-- Task description --
Retype, with no alterations, every line between the one containing "Rebuild this diagram" and the one containing "east)+(1,1)$) -- ($(d8.north)+(1,0)$);", counting both of those lines too. Pictures are to be left out.

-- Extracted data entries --
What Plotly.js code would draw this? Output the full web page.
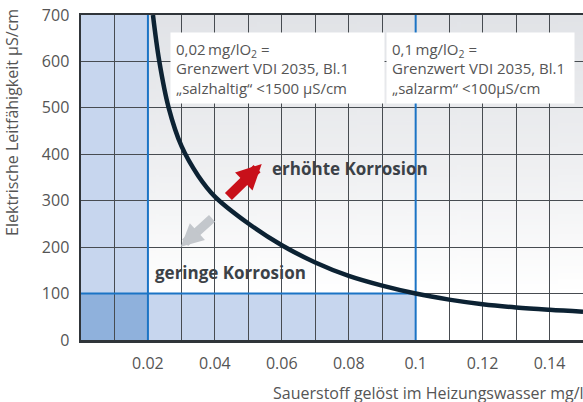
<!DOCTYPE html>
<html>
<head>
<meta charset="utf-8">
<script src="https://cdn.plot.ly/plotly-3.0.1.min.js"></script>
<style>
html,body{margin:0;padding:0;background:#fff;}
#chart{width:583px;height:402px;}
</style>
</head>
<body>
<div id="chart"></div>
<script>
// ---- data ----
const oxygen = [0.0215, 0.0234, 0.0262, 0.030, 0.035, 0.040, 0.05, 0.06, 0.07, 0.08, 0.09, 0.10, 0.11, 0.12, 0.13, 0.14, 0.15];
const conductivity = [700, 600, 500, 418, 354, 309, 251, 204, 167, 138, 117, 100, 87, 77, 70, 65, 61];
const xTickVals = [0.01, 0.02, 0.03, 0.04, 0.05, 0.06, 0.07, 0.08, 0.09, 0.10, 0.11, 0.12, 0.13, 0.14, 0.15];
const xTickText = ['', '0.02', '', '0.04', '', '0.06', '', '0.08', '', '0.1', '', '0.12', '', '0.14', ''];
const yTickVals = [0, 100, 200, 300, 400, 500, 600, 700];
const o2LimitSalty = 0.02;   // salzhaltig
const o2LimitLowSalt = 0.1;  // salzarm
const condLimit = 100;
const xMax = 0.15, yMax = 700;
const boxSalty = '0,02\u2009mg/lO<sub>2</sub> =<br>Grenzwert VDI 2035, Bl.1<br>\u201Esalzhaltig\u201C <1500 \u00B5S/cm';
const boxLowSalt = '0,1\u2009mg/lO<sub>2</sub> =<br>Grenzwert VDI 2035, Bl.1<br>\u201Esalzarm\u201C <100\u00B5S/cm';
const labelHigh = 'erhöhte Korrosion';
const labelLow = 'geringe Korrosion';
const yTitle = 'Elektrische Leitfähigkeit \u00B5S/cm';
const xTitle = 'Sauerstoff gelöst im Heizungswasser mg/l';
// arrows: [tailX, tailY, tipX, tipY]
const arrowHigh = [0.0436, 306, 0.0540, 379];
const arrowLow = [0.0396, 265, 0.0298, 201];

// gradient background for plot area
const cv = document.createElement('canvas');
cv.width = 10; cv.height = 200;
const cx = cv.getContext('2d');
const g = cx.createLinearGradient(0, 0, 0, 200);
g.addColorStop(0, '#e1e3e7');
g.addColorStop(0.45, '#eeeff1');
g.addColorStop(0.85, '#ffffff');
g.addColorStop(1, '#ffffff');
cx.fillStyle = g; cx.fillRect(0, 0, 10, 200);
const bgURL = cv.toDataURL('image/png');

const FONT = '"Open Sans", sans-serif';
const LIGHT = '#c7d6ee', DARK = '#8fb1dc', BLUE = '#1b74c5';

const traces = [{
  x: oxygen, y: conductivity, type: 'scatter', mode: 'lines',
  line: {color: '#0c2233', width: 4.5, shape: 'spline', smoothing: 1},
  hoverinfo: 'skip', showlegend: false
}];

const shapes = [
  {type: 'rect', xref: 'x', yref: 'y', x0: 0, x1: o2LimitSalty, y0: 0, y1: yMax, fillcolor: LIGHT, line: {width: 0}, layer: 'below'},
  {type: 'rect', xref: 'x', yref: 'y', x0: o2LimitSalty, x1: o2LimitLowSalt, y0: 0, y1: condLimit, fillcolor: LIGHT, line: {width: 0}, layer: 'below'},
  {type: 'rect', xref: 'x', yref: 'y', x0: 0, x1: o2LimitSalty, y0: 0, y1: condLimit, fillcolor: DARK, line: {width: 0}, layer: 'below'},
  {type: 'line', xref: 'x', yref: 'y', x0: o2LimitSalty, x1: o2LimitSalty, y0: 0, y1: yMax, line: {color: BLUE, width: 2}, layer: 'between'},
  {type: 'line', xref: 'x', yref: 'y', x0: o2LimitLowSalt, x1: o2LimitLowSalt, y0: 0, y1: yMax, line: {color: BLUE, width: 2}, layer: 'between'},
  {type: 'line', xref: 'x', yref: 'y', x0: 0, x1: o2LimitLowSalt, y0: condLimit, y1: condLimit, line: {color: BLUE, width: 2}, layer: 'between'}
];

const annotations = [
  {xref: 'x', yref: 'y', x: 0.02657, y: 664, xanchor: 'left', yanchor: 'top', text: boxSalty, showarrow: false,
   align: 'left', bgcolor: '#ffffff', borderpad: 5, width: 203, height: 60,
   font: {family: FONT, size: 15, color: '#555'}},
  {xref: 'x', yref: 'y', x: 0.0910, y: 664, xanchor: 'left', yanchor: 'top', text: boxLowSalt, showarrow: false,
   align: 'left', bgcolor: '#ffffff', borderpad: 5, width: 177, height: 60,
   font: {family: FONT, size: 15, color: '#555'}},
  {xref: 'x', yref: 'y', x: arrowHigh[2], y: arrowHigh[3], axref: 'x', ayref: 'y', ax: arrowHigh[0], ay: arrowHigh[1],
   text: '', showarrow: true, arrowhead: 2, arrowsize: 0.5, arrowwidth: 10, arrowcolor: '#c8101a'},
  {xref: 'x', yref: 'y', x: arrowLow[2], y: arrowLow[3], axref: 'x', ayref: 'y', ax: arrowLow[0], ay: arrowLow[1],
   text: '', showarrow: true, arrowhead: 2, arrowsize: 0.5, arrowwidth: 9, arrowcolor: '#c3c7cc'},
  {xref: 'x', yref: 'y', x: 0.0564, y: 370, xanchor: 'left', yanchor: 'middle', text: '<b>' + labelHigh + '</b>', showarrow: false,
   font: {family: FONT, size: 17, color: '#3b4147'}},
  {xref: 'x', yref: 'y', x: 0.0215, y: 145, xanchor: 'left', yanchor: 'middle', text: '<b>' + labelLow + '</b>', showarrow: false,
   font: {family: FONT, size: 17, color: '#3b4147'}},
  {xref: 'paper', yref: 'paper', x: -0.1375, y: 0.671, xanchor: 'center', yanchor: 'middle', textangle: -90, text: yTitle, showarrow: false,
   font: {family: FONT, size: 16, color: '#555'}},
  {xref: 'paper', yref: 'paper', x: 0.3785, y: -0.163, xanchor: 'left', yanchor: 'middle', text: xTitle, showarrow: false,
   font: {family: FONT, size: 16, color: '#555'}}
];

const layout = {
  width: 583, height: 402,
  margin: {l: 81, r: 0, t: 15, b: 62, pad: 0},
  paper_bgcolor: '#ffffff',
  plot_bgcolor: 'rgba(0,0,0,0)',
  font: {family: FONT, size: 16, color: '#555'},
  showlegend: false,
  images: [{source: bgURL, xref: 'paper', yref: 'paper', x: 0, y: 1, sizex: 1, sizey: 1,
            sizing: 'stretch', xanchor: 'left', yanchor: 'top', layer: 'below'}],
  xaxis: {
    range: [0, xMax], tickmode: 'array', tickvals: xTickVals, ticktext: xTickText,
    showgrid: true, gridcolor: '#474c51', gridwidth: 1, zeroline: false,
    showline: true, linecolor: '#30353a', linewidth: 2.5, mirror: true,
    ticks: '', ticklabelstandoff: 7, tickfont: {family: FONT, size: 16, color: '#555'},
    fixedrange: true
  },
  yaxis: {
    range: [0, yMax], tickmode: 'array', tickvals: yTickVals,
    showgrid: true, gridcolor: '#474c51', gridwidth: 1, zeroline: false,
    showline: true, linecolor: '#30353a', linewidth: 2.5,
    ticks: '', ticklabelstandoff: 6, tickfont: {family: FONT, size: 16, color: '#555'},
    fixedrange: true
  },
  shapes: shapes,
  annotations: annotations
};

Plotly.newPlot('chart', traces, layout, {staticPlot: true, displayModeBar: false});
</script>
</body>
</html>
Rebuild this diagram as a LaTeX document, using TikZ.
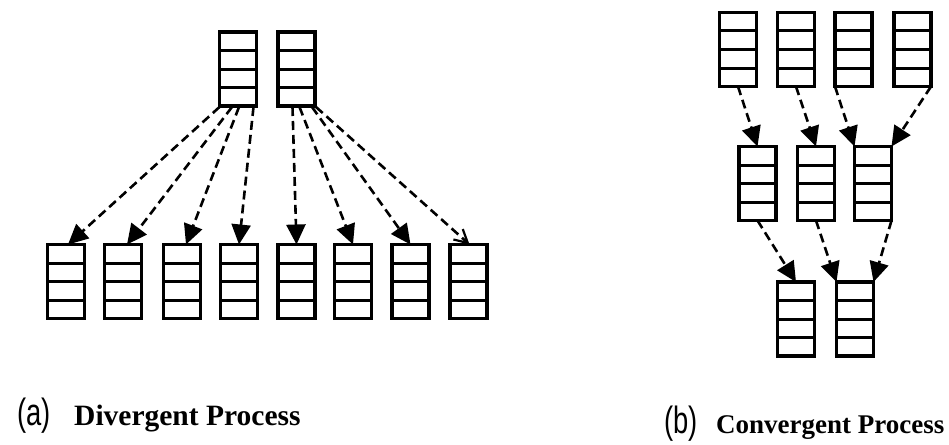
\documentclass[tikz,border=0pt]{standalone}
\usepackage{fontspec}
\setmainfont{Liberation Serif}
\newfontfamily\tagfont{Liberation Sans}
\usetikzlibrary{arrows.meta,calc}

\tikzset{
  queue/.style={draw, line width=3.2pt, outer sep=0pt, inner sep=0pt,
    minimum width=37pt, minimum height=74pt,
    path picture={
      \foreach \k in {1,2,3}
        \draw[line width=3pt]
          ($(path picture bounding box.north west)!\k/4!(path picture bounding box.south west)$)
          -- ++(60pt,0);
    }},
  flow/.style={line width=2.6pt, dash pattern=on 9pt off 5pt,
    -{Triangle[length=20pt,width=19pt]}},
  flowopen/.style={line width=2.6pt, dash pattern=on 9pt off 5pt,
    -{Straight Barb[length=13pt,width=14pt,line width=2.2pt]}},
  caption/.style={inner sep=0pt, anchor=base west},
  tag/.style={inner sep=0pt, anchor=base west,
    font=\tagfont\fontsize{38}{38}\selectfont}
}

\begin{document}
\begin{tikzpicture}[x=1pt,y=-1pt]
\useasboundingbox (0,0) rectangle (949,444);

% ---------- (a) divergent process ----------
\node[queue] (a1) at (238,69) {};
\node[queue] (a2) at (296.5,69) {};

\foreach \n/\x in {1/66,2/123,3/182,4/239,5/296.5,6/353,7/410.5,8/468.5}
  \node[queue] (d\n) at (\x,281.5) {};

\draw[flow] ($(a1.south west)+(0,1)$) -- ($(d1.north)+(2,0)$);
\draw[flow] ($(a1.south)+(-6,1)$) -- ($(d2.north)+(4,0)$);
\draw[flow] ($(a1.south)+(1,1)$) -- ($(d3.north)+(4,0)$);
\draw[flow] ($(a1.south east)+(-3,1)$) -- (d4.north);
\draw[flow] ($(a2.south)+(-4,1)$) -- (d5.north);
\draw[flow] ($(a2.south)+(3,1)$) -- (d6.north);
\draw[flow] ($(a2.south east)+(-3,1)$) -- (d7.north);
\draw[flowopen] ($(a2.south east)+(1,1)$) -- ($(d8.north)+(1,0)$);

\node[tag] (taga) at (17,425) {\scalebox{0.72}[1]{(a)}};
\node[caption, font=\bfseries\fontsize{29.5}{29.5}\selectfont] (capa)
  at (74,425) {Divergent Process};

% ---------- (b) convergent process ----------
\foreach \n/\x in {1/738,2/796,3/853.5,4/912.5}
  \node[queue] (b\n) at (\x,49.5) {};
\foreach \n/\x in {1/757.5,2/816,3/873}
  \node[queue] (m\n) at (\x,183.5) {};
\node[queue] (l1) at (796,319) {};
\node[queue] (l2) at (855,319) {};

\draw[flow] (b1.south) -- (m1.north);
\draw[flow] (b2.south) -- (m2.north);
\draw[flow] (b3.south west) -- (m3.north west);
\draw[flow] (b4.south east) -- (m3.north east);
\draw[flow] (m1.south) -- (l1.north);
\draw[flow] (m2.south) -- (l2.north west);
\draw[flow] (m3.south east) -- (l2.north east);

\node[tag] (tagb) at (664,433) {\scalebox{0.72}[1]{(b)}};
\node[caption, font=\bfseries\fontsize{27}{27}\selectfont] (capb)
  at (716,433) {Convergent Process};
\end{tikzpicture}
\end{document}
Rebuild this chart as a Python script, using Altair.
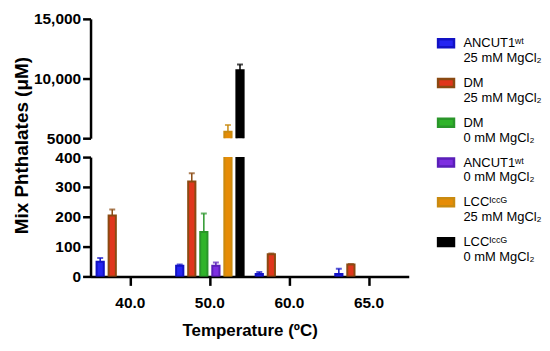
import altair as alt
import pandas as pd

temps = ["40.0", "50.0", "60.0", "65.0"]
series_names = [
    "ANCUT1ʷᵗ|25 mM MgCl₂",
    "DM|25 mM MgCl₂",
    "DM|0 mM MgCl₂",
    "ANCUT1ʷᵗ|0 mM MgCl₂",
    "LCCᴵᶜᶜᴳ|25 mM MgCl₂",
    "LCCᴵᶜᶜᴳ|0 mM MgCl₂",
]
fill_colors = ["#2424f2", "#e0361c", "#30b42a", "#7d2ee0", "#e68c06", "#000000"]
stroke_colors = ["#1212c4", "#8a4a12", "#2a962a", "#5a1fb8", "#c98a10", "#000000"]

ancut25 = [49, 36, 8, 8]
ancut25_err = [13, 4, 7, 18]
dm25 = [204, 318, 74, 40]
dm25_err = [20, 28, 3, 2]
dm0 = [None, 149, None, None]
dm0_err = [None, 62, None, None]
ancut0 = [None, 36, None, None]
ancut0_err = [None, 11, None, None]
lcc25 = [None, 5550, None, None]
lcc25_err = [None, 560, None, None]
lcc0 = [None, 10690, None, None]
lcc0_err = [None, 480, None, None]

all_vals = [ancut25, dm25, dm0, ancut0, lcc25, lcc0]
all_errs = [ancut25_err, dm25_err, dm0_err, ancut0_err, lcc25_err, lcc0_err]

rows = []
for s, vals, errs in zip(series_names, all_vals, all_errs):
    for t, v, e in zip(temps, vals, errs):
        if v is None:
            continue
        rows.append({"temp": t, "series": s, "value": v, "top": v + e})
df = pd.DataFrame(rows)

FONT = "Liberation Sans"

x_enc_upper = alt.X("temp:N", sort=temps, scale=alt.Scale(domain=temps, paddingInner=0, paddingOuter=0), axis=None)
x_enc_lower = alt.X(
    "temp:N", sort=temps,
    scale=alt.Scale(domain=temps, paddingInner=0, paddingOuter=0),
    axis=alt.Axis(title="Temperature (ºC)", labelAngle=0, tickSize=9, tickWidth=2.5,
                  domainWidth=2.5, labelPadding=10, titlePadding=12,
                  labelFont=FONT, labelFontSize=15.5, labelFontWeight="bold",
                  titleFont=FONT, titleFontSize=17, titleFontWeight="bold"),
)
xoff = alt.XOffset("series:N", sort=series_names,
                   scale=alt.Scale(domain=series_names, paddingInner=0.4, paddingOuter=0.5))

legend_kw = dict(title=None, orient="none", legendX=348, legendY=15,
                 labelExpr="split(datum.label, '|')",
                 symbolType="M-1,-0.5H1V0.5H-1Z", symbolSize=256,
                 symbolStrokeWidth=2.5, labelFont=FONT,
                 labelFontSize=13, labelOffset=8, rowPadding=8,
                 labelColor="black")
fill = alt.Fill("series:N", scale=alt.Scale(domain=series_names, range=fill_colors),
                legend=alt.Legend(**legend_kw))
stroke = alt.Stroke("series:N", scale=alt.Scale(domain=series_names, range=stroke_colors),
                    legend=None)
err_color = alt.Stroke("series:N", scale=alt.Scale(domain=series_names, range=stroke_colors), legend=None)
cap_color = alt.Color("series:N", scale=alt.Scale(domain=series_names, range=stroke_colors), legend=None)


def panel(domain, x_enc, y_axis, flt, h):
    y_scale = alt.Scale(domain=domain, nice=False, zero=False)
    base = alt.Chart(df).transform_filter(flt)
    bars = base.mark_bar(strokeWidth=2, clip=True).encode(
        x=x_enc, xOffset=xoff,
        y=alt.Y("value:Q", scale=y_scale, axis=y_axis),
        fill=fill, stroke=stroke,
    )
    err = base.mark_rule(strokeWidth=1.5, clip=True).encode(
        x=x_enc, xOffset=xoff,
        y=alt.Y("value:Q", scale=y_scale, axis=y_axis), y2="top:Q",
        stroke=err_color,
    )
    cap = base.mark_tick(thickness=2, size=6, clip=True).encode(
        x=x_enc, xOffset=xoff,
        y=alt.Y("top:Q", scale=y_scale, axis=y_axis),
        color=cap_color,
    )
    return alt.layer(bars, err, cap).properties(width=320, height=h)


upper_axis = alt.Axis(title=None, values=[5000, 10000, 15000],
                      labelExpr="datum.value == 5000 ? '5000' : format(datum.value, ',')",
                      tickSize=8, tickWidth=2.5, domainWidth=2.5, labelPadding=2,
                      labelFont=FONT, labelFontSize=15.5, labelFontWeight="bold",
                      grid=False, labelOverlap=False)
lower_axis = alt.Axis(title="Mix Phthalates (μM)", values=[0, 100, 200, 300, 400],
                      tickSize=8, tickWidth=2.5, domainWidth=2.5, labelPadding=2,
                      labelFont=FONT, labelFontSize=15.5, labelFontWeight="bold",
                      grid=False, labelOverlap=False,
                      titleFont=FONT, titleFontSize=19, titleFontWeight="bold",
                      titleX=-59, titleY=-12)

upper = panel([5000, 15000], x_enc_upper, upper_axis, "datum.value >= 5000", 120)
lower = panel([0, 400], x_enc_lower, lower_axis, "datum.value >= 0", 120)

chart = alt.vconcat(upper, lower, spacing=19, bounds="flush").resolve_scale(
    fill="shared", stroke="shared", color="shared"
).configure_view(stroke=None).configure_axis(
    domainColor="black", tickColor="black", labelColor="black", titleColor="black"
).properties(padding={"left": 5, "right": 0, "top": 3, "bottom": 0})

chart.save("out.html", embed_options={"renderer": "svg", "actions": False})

-- Response for this exercise --
Rebuild this diagram as a LaTeX document, using TikZ.
\documentclass[tikz,border=0pt]{standalone}
\usepackage{fontspec}
\setmainfont{Liberation Serif}
\newfontfamily\tagfont{Liberation Sans}
\usetikzlibrary{arrows.meta,calc}

\tikzset{
  queue/.style={draw, line width=3.2pt, outer sep=0pt, inner sep=0pt,
    minimum width=37pt, minimum height=74pt,
    path picture={
      \foreach \k in {1,2,3}
        \draw[line width=3pt]
          ($(path picture bounding box.north west)!\k/4!(path picture bounding box.south west)$)
          -- ++(60pt,0);
    }},
  flow/.style={line width=2.6pt, dash pattern=on 9pt off 5pt,
    -{Triangle[length=20pt,width=19pt]}},
  flowopen/.style={line width=2.6pt, dash pattern=on 9pt off 5pt,
    -{Straight Barb[length=13pt,width=14pt,line width=2.2pt]}},
  caption/.style={inner sep=0pt, anchor=base west},
  tag/.style={inner sep=0pt, anchor=base west,
    font=\tagfont\fontsize{38}{38}\selectfont}
}

\begin{document}
\begin{tikzpicture}[x=1pt,y=-1pt]
\useasboundingbox (0,0) rectangle (949,444);

% ---------- (a) divergent process ----------
\node[queue] (a1) at (238,69) {};
\node[queue] (a2) at (296.5,69) {};

\foreach \n/\x in {1/66,2/123,3/182,4/239,5/296.5,6/353,7/410.5,8/468.5}
  \node[queue] (d\n) at (\x,281.5) {};

\draw[flow] ($(a1.south west)+(0,1)$) -- ($(d1.north)+(2,0)$);
\draw[flow] ($(a1.south)+(-6,1)$) -- ($(d2.north)+(4,0)$);
\draw[flow] ($(a1.south)+(1,1)$) -- ($(d3.north)+(4,0)$);
\draw[flow] ($(a1.south east)+(-3,1)$) -- (d4.north);
\draw[flow] ($(a2.south)+(-4,1)$) -- (d5.north);
\draw[flow] ($(a2.south)+(3,1)$) -- (d6.north);
\draw[flow] ($(a2.south east)+(-3,1)$) -- (d7.north);
\draw[flowopen] ($(a2.south east)+(1,1)$) -- ($(d8.north)+(1,0)$);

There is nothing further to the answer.